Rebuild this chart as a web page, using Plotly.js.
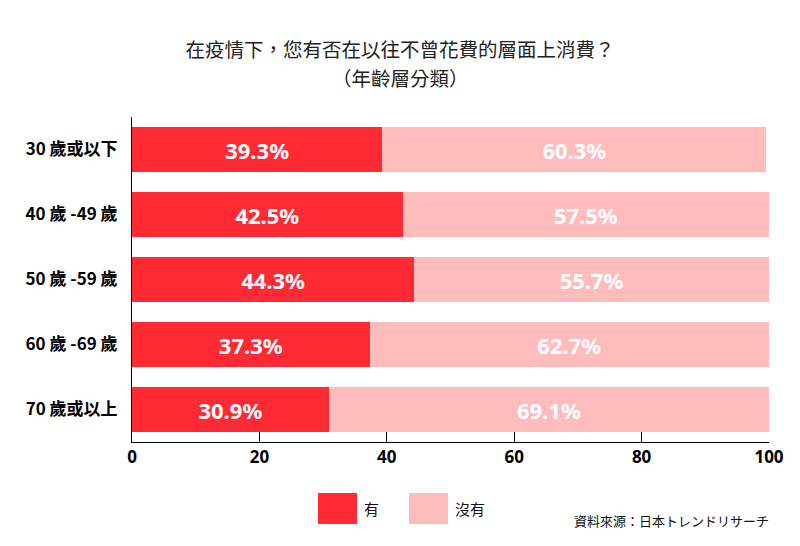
<!DOCTYPE html>
<html>
<head>
<meta charset="utf-8">
<script src="https://cdn.plot.ly/plotly-3.0.1.min.js"></script>
<style>html,body{margin:0;padding:0;background:#fff;}#chart{width:800px;height:546px;}</style>
</head>
<body>
<div id="chart"></div>
<script>
const categories = ["30 歲或以下", "40 歲 -49 歲", "50 歲 -59 歲", "60 歲 -69 歲", "70 歲或以上"];
const yesValues = [39.3, 42.5, 44.3, 37.3, 30.9];
const noValues = [60.3, 57.5, 55.7, 62.7, 69.1];
const seriesNames = ["有", "沒有"];
const xTickValues = [0, 20, 40, 60, 80, 100];
const titleLine1 = "在疫情下，您有否在以往不曾花費的層面上消費？";
const titleLine2 = "（年齡層分類）";
const sourceText = "資料來源：日本トレンドリサーチ";

const colors = ["#ff2a33", "#ffbcbc"];
const cjk = "'Noto Sans CJK TC', 'Noto Sans', sans-serif";
const numFont = "'Noto Sans', 'DejaVu Sans', sans-serif";

function barTrace(name, vals, color) {
  return {
    type: "bar", orientation: "h", name: name,
    y: categories, x: vals,
    marker: {color: color, line: {width: 0}},
    texttemplate: "<b>%{x:.1f}%</b>",
    textposition: "inside", insidetextanchor: "middle",
    textfont: {color: "#ffffff", size: 22, family: numFont},
    constraintext: "none",
    hoverinfo: "x+name", showlegend: false
  };
}

const data = [
  barTrace(seriesNames[0], yesValues, colors[0]),
  barTrace(seriesNames[1], noValues, colors[1])
];

// helpers for paper coords from pixel positions
const PL = 132, PW = 637, PB = 442, PH = 325;
const px = v => (v - PL) / PW;
const py = v => (PB - v) / PH;

const layout = {
  width: 800, height: 546,
  margin: {l: PL, r: 800 - PL - PW, t: PB - PH, b: 546 - PB},
  paper_bgcolor: "#ffffff", plot_bgcolor: "#ffffff",
  barmode: "stack", bargap: 0.31,
  font: {family: cjk, color: "#111111"},
  title: {
    text: titleLine1, x: 0.5, xref: "container", xanchor: "center",
    y: 1 - 50 / 546, yref: "container", yanchor: "middle",
    font: {size: 19.5, family: cjk, color: "#222222"}
  },
  xaxis: {
    range: [0, 100], tickvals: xTickValues, ticktext: xTickValues.map(String),
    showgrid: false, zeroline: false,
    showline: true, linecolor: "#000000", linewidth: 1,
    ticks: "inside", ticklen: 10, tickcolor: "#000000",
    tickfont: {size: 17, family: numFont, color: "#000000", weight: "bold"}
  },
  yaxis: {
    autorange: "reversed", showgrid: false, zeroline: false,
    showline: true, linecolor: "#000000", linewidth: 1,
    ticks: "", ticklabelstandoff: 10,
    tickfont: {size: 17, family: cjk, color: "#000000", weight: "bold"}
  },
  shapes: [
    {type: "rect", xref: "paper", yref: "paper", x0: px(318), x1: px(357), y0: py(524), y1: py(493), fillcolor: colors[0], line: {width: 0}},
    {type: "rect", xref: "paper", yref: "paper", x0: px(409), x1: px(448), y0: py(524), y1: py(493), fillcolor: colors[1], line: {width: 0}}
  ],
  annotations: [
    {xref: "paper", yref: "paper", x: px(400), y: py(78), xanchor: "center", yanchor: "middle", showarrow: false, text: titleLine2, font: {size: 19.5, family: cjk, color: "#222222"}},
    {xref: "paper", yref: "paper", x: px(362), y: py(508), xanchor: "left", yanchor: "middle", showarrow: false, text: seriesNames[0], font: {size: 15, family: cjk, color: "#111111"}},
    {xref: "paper", yref: "paper", x: px(453), y: py(508), xanchor: "left", yanchor: "middle", showarrow: false, text: seriesNames[1], font: {size: 15, family: cjk, color: "#111111"}},
    {xref: "paper", yref: "paper", x: px(771), y: py(520), xanchor: "right", yanchor: "middle", showarrow: false, text: sourceText, font: {size: 13, family: cjk, color: "#111111"}}
  ]
};

Plotly.newPlot("chart", data, layout, {displayModeBar: false, staticPlot: true});
</script>
</body>
</html>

====

Out of the material above, gather each line where "chart" appears.

Rebuild this chart as a web page, using Plotly.js.
<style>html,body{margin:0;padding:0;background:#fff;}#chart{width:800px;height:546px;}</style>
<div id="chart"></div>
Plotly.newPlot("chart", data, layout, {displayModeBar: false, staticPlot: true});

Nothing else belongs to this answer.